REQUIRED TASK. Exactly how many lines have the word "this"? Answer with the bare number.

EXTRACTED MATERIAL.
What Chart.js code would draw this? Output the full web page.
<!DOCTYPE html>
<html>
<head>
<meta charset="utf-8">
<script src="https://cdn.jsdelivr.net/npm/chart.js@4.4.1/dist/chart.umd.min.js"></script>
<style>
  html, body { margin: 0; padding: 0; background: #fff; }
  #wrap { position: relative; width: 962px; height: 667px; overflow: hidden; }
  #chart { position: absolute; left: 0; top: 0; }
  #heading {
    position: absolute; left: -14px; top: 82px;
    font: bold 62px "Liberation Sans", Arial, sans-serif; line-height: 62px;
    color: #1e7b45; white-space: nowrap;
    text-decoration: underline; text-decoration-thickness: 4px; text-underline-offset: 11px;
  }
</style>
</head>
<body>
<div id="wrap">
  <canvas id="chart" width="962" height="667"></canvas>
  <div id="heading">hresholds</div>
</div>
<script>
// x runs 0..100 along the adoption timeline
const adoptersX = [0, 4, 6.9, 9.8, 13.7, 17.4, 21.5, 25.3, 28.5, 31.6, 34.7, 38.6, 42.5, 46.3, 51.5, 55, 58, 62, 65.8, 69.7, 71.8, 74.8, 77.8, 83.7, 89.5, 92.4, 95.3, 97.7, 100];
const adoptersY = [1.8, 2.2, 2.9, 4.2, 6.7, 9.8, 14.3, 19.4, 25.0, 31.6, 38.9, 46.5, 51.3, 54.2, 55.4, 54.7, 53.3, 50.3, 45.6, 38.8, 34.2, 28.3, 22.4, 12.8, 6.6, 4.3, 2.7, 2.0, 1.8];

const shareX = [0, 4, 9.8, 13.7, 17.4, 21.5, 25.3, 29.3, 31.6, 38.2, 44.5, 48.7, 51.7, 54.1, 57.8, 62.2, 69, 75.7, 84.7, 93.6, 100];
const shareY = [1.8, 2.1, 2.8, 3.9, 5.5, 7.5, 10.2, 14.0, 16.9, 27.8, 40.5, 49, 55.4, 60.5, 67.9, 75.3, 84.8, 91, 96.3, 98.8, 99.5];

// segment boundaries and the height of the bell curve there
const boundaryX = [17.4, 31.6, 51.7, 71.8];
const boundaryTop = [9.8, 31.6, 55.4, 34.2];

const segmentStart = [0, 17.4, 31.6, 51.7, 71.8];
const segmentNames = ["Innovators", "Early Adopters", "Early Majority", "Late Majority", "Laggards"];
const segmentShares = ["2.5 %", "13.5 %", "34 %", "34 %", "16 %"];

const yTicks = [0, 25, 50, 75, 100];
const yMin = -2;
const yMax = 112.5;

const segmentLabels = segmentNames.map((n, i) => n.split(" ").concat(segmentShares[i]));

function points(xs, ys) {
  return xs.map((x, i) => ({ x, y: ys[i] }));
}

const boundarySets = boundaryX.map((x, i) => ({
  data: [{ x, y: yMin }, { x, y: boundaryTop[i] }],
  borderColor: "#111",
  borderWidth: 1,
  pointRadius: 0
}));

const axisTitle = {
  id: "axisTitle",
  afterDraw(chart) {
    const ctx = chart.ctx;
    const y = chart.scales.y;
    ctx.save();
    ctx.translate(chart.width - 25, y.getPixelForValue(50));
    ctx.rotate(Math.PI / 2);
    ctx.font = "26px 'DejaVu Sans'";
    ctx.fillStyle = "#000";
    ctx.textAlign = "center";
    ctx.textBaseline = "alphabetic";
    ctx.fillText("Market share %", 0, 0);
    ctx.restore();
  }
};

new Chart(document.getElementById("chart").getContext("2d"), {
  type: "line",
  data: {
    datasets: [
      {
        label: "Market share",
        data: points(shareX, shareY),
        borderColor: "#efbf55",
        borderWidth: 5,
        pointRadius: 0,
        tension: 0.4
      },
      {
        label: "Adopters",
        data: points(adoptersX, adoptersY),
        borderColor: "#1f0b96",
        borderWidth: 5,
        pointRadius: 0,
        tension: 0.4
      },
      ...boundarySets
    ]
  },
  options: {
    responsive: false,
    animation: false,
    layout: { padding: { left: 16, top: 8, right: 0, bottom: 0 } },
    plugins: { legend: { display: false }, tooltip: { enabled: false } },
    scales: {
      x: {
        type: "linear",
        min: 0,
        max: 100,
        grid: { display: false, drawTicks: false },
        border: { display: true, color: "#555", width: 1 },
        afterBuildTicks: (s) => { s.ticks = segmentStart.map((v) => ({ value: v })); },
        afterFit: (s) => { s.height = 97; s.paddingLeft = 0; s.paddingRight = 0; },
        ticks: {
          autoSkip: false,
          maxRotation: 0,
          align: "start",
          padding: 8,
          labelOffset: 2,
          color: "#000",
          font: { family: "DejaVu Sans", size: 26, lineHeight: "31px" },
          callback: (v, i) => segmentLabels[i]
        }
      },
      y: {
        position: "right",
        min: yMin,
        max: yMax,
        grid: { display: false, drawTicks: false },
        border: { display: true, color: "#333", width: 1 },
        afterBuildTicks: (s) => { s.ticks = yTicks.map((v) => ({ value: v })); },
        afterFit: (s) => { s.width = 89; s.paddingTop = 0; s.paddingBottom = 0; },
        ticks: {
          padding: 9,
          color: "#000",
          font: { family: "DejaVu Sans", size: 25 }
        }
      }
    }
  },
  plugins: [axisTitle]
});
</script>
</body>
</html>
--
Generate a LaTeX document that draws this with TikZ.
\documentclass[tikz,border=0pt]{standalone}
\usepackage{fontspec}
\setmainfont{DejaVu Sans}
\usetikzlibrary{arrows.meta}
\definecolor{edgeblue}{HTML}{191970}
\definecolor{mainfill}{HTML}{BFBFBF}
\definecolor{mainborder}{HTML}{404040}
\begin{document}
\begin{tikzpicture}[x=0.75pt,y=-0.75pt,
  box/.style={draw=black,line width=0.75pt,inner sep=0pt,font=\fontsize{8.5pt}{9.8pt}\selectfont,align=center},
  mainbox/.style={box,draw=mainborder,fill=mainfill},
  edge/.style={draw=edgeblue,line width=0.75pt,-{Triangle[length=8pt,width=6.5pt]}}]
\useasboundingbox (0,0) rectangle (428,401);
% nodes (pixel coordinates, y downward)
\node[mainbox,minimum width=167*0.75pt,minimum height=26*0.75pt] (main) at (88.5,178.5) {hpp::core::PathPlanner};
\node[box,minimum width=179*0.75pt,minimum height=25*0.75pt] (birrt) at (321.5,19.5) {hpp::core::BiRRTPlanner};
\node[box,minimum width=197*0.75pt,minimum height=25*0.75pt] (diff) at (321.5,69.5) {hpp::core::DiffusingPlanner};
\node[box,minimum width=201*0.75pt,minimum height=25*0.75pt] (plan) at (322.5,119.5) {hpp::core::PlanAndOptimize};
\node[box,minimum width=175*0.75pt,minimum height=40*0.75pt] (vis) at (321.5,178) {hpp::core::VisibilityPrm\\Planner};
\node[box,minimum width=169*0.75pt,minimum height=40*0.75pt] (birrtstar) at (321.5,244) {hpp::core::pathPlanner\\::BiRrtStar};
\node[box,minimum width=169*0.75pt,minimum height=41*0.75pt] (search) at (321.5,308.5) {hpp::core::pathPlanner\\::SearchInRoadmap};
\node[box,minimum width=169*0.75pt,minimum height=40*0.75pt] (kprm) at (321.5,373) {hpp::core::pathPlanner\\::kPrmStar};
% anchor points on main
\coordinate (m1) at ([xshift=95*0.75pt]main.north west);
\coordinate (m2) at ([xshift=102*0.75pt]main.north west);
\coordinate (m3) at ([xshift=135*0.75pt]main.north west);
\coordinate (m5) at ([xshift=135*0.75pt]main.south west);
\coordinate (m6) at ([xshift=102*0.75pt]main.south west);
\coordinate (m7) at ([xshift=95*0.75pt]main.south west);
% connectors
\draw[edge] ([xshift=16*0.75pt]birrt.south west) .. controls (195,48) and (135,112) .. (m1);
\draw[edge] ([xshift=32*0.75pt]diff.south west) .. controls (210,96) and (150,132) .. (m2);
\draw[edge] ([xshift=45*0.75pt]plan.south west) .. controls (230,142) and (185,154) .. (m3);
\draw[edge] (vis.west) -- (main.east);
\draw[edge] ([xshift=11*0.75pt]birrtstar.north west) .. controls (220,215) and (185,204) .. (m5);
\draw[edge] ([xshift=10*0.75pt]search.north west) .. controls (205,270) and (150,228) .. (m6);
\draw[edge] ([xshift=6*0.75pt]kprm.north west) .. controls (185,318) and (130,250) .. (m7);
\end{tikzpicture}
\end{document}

THE SOLUTION. 2